Stated task - Only the lines starting at the one with "Rebuild this chart" and ending at the one with "var chart = echarts.init(document.getElementById('c'));" should be copied, exactly and with both ends kept.

Dataset rows -
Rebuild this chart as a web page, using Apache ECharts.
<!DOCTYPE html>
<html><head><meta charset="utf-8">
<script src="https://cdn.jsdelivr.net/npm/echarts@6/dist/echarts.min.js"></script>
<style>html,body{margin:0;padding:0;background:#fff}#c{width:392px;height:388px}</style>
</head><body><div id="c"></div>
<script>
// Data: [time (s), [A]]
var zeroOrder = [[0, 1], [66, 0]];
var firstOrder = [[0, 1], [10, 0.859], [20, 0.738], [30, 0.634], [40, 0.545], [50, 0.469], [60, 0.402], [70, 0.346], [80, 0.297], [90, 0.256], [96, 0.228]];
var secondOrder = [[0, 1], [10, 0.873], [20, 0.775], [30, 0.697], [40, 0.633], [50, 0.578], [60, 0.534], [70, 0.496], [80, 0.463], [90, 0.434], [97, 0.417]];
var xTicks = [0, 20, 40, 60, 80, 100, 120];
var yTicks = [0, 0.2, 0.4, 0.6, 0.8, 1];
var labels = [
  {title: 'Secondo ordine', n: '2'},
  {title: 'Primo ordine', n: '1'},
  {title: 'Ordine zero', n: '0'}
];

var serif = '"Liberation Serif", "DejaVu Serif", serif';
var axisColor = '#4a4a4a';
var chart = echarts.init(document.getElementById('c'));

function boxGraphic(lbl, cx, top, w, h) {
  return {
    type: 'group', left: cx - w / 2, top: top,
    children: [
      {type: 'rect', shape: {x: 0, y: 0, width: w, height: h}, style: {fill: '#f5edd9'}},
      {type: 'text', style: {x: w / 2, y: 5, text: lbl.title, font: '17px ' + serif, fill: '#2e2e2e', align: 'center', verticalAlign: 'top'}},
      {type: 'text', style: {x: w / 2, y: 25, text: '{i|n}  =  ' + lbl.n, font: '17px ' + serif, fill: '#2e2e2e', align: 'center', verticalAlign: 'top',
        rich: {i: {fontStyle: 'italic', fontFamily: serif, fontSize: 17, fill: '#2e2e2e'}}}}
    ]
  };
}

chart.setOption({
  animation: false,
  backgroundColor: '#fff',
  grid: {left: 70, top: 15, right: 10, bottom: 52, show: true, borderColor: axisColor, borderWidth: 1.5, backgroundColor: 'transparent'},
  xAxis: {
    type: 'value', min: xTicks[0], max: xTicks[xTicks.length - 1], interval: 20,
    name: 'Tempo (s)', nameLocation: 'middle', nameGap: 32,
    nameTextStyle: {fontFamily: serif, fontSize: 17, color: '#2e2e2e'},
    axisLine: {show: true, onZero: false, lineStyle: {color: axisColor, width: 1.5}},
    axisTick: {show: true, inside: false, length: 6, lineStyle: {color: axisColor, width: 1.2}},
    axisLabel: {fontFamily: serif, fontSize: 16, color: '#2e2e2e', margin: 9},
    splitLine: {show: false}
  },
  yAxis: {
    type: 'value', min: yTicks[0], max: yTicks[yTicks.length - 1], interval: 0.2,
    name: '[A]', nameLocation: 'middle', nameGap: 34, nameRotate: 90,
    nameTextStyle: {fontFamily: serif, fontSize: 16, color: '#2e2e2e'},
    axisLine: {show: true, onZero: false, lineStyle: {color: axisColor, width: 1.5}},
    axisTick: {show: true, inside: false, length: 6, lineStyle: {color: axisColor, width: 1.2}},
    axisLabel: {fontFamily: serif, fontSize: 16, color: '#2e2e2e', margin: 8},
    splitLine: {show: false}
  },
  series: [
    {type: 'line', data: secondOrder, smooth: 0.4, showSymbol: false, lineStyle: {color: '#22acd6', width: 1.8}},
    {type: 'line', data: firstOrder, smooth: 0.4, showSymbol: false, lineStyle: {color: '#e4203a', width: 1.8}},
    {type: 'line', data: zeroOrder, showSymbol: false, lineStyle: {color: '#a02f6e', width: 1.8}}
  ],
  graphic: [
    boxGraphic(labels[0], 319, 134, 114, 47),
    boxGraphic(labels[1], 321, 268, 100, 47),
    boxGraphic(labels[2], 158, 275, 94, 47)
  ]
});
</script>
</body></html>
--
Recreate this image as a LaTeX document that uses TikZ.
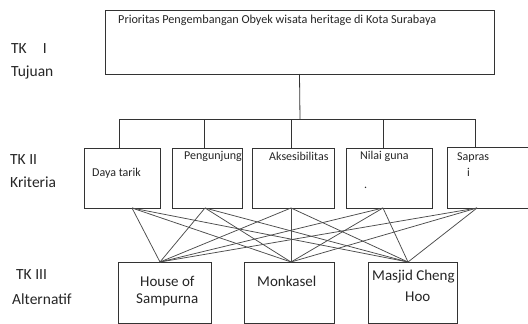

Written solution -
Rebuild this chart as a web page, using Apache ECharts.
<!DOCTYPE html>
<html><head><meta charset="utf-8">
<script src="https://cdn.jsdelivr.net/npm/echarts@6/dist/echarts.min.js"></script>
<style>html,body{margin:0;padding:0;background:#fff}#c{width:392px;height:388px}</style>
</head><body><div id="c"></div>
<script>
// Data: [time (s), [A]]
var zeroOrder = [[0, 1], [66, 0]];
var firstOrder = [[0, 1], [10, 0.859], [20, 0.738], [30, 0.634], [40, 0.545], [50, 0.469], [60, 0.402], [70, 0.346], [80, 0.297], [90, 0.256], [96, 0.228]];
var secondOrder = [[0, 1], [10, 0.873], [20, 0.775], [30, 0.697], [40, 0.633], [50, 0.578], [60, 0.534], [70, 0.496], [80, 0.463], [90, 0.434], [97, 0.417]];
var xTicks = [0, 20, 40, 60, 80, 100, 120];
var yTicks = [0, 0.2, 0.4, 0.6, 0.8, 1];
var labels = [
  {title: 'Secondo ordine', n: '2'},
  {title: 'Primo ordine', n: '1'},
  {title: 'Ordine zero', n: '0'}
];

var serif = '"Liberation Serif", "DejaVu Serif", serif';
var axisColor = '#4a4a4a';
var chart = echarts.init(document.getElementById('c'));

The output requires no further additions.